Asking for References

Asking for References

Making References Work for You

Calling references is an important final step when looking for child care. Regardless of the type of care - family child care, care in your home or center-based care - references should be available and used. We advise you to pass by any provider or program that won't give you names of other parents to call.

Make it clear to the provider that you want to call parents who have USED the care. Relatives, neighbors and friends who haven't used the care may be able to vouch for the person's character or a program's reputation but cannot tell you much about the actual care.

Try to get the names of both past and current users of the program. Talking to parents whose children are no longer enrolled can be useful since they may feel freer to be candid. However, they might not know about new strengths or weaknesses in the program. Parents whose children are currently enrolled can give you a picture of what the care is like right now.

Ask for a number of names - six or seven is not too many. If the provider is new, you may not be able to get many references. References you want to call may be difficult to reach so it's best to have more names than you need. If you feel uneasy about the responses of one or more references, you will have other parents to call without having to go back to the program to ask for more names.

Here are some suggested questions to ask. Use some or all of them and add more that address your own personal concerns:
  • How old was your child when s/he started care? What was the most difficult aspect of the transition into child care?
  • How long did your child remain with this provider? If the child is still in care, how long do you think you plan to keep your child with this provider?
  • Tell me about the strengths of this provider/program?
  •  What aspects of the care do you feel could be improved? Has this aspect of the care improved at all since you entered the program? Why or why not?
  • Were there any program rules about fees, holidays, hours, etc. with which you disagree? Were there any surprise rules which you were unaware of until you broke them?
  • What is the programs policy on discipline? On TV watching?
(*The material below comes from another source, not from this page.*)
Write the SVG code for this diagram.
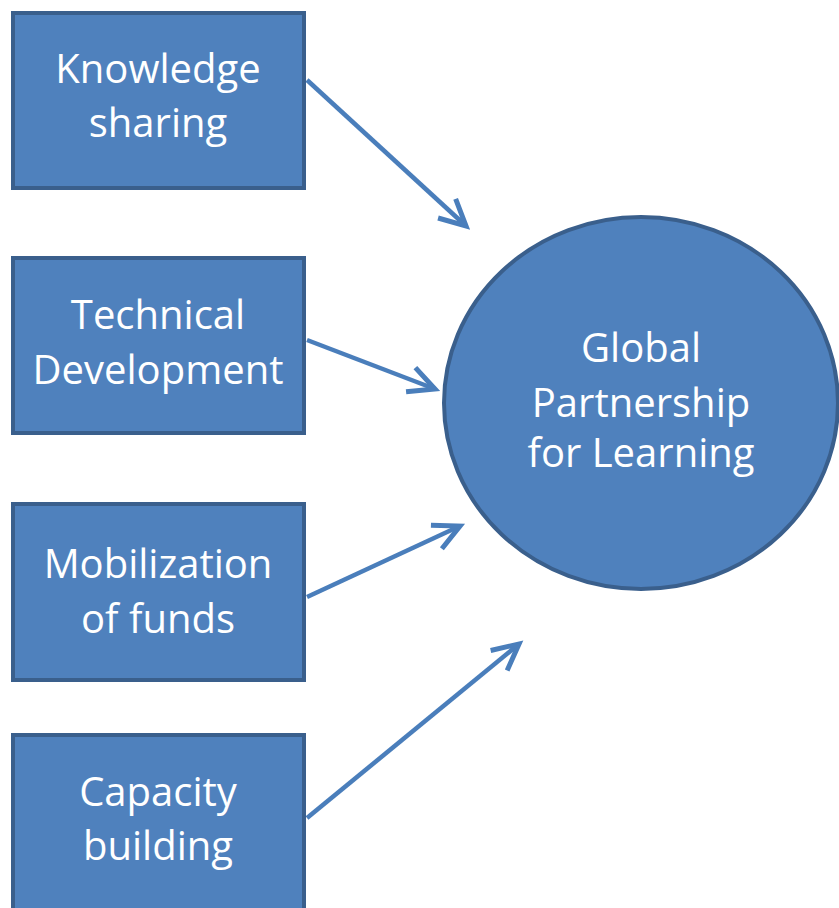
<svg xmlns="http://www.w3.org/2000/svg" width="839" height="908" viewBox="0 0 839 908">
  <style>
    .box { fill: #4f81bd; stroke: #3a5f8c; stroke-width: 4; }
    .lbl { font-family: "Open Sans", "Liberation Sans", sans-serif; font-size: 40px; fill: #ffffff; text-anchor: middle; }
    .conn { fill: none; stroke: #4a7ebb; stroke-width: 4.5; marker-end: url(#arr); }
  </style>
  <defs>
    <marker id="arr" markerUnits="userSpaceOnUse" markerWidth="40" markerHeight="40" viewBox="-32 -20 40 40" refX="0" refY="0" orient="auto">
      <path d="M -26 -13 L 0 0 L -26 13" fill="none" stroke="#4a7ebb" stroke-width="5" stroke-linejoin="miter"/>
    </marker>
  </defs>
  <rect width="839" height="908" fill="#ffffff"/>

  <g id="connectors">
    <line class="conn" x1="307" y1="80" x2="466" y2="226"/>
    <line class="conn" x1="307" y1="340" x2="435" y2="389"/>
    <line class="conn" x1="307" y1="597" x2="460" y2="526"/>
    <line class="conn" x1="307" y1="818" x2="519" y2="644"/>
  </g>

  <g id="knowledge-sharing">
    <rect class="box" x="13" y="13" width="291" height="175"/>
    <text class="lbl" x="158" y="83">Knowledge</text>
    <text class="lbl" x="158" y="137">sharing</text>
  </g>
  <g id="technical-development">
    <rect class="box" x="13" y="258" width="291" height="175"/>
    <text class="lbl" x="158" y="329">Technical</text>
    <text class="lbl" x="158" y="384">Development</text>
  </g>
  <g id="mobilization-of-funds">
    <rect class="box" x="13" y="504" width="291" height="176"/>
    <text class="lbl" x="158" y="578">Mobilization</text>
    <text class="lbl" x="158" y="633">of funds</text>
  </g>
  <g id="capacity-building">
    <rect class="box" x="13" y="735" width="291" height="176"/>
    <text class="lbl" x="158" y="806">Capacity</text>
    <text class="lbl" x="158" y="860">building</text>
  </g>
  <g id="global-partnership">
    <ellipse class="box" cx="641" cy="403" rx="197" ry="186" stroke-width="3"/>
    <text class="lbl" x="641" y="362">Global</text>
    <text class="lbl" x="641" y="417">Partnership</text>
    <text class="lbl" x="641" y="467">for Learning</text>
  </g>
</svg>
Listen to what is said and what isn't said. Silence and hesitations can speak volumes. Find a non-threatening way to probe a little deeper if an answer puzzles or disturbs you. While programs are naturally going to give you names of glowing references, don't assume that all you'll hear is praise. Even people who love their child care provider may tell you something which will help you decide that the program will or will not work for your child. If you have any doubts whatsoever about a caregiver, cross her off your list---trust what your instincts are telling you.

Once you've narrowed your list down and checked references, we urge you to call the Department of Early Education and Care, the state licensing agency, at 413-788-8401 for compliance history information.

In the end, you have to make up your own mind about a child care program, but the opinions and impressions of other parents can provide valuable insight as you mull over your choices. Someday, you can repay the help you received by being open and objective about your provider when other parents ask you to serve as a reference for them.